** Start **

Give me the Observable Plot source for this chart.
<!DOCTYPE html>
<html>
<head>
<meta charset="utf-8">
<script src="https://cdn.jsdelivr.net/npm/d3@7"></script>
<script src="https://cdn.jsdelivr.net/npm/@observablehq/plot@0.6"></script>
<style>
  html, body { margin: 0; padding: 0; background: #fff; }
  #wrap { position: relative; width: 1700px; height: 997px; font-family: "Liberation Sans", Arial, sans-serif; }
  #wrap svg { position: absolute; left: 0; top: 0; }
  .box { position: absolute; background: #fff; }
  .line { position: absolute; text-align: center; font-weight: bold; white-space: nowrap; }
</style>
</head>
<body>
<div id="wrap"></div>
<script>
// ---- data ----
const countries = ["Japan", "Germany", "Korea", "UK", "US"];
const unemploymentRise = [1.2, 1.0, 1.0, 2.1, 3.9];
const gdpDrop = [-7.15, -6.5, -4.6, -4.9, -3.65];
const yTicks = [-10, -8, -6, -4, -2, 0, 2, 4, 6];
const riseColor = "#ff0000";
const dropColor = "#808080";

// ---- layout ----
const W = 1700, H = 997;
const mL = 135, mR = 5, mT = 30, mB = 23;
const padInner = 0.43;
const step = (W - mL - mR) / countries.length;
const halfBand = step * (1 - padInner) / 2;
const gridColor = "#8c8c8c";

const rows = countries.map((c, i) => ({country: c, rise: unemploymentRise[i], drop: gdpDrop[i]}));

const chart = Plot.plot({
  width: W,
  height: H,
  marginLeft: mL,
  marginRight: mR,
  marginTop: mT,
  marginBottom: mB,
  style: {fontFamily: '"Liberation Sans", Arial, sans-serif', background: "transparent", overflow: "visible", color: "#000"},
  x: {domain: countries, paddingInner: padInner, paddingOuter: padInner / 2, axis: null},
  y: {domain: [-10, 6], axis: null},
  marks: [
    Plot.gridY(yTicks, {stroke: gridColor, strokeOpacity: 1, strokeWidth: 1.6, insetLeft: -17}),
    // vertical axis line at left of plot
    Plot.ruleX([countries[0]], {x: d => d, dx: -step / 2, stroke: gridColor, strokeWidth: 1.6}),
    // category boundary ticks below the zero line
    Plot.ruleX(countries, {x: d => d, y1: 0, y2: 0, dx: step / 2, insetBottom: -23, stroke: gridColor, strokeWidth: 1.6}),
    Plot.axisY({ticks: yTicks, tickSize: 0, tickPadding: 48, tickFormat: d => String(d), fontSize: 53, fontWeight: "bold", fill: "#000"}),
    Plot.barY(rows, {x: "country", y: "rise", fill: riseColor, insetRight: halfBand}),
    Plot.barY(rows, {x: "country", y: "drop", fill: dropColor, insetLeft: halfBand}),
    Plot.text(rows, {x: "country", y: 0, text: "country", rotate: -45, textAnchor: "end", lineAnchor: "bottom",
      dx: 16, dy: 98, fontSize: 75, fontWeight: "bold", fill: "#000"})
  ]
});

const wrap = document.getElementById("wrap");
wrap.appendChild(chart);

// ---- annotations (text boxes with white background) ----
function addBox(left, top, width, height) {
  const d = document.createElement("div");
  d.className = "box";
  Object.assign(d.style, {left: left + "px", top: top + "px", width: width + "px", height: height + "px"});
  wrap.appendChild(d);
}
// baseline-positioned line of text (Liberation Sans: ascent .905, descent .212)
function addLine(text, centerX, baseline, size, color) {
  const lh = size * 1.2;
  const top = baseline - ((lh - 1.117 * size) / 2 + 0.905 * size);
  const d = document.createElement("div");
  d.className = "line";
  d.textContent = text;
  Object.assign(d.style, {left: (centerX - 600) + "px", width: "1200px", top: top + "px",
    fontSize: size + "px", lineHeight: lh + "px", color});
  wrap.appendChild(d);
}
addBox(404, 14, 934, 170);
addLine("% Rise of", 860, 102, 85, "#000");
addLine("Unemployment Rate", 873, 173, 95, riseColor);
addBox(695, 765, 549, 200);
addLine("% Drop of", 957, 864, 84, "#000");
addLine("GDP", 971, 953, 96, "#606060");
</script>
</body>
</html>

** End **

TASK:
Write out every line of the material again, exactly as it reads.

PROBLEM SOLUTION:
Give me the Observable Plot source for this chart.
<!DOCTYPE html>
<html>
<head>
<meta charset="utf-8">
<script src="https://cdn.jsdelivr.net/npm/d3@7"></script>
<script src="https://cdn.jsdelivr.net/npm/@observablehq/plot@0.6"></script>
<style>
  html, body { margin: 0; padding: 0; background: #fff; }
  #wrap { position: relative; width: 1700px; height: 997px; font-family: "Liberation Sans", Arial, sans-serif; }
  #wrap svg { position: absolute; left: 0; top: 0; }
  .box { position: absolute; background: #fff; }
  .line { position: absolute; text-align: center; font-weight: bold; white-space: nowrap; }
</style>
</head>
<body>
<div id="wrap"></div>
<script>
// ---- data ----
const countries = ["Japan", "Germany", "Korea", "UK", "US"];
const unemploymentRise = [1.2, 1.0, 1.0, 2.1, 3.9];
const gdpDrop = [-7.15, -6.5, -4.6, -4.9, -3.65];
const yTicks = [-10, -8, -6, -4, -2, 0, 2, 4, 6];
const riseColor = "#ff0000";
const dropColor = "#808080";

// ---- layout ----
const W = 1700, H = 997;
const mL = 135, mR = 5, mT = 30, mB = 23;
const padInner = 0.43;
const step = (W - mL - mR) / countries.length;
const halfBand = step * (1 - padInner) / 2;
const gridColor = "#8c8c8c";

const rows = countries.map((c, i) => ({country: c, rise: unemploymentRise[i], drop: gdpDrop[i]}));

const chart = Plot.plot({
  width: W,
  height: H,
  marginLeft: mL,
  marginRight: mR,
  marginTop: mT,
  marginBottom: mB,
  style: {fontFamily: '"Liberation Sans", Arial, sans-serif', background: "transparent", overflow: "visible", color: "#000"},
  x: {domain: countries, paddingInner: padInner, paddingOuter: padInner / 2, axis: null},
  y: {domain: [-10, 6], axis: null},
  marks: [
    Plot.gridY(yTicks, {stroke: gridColor, strokeOpacity: 1, strokeWidth: 1.6, insetLeft: -17}),
    // vertical axis line at left of plot
    Plot.ruleX([countries[0]], {x: d => d, dx: -step / 2, stroke: gridColor, strokeWidth: 1.6}),
    // category boundary ticks below the zero line
    Plot.ruleX(countries, {x: d => d, y1: 0, y2: 0, dx: step / 2, insetBottom: -23, stroke: gridColor, strokeWidth: 1.6}),
    Plot.axisY({ticks: yTicks, tickSize: 0, tickPadding: 48, tickFormat: d => String(d), fontSize: 53, fontWeight: "bold", fill: "#000"}),
    Plot.barY(rows, {x: "country", y: "rise", fill: riseColor, insetRight: halfBand}),
    Plot.barY(rows, {x: "country", y: "drop", fill: dropColor, insetLeft: halfBand}),
    Plot.text(rows, {x: "country", y: 0, text: "country", rotate: -45, textAnchor: "end", lineAnchor: "bottom",
      dx: 16, dy: 98, fontSize: 75, fontWeight: "bold", fill: "#000"})
  ]
});

const wrap = document.getElementById("wrap");
wrap.appendChild(chart);

// ---- annotations (text boxes with white background) ----
function addBox(left, top, width, height) {
  const d = document.createElement("div");
  d.className = "box";
  Object.assign(d.style, {left: left + "px", top: top + "px", width: width + "px", height: height + "px"});
  wrap.appendChild(d);
}
// baseline-positioned line of text (Liberation Sans: ascent .905, descent .212)
function addLine(text, centerX, baseline, size, color) {
  const lh = size * 1.2;
  const top = baseline - ((lh - 1.117 * size) / 2 + 0.905 * size);
  const d = document.createElement("div");
  d.className = "line";
  d.textContent = text;
  Object.assign(d.style, {left: (centerX - 600) + "px", width: "1200px", top: top + "px",
    fontSize: size + "px", lineHeight: lh + "px", color});
  wrap.appendChild(d);
}
addBox(404, 14, 934, 170);
addLine("% Rise of", 860, 102, 85, "#000");
addLine("Unemployment Rate", 873, 173, 95, riseColor);
addBox(695, 765, 549, 200);
addLine("% Drop of", 957, 864, 84, "#000");
addLine("GDP", 971, 953, 96, "#606060");
</script>
</body>
</html>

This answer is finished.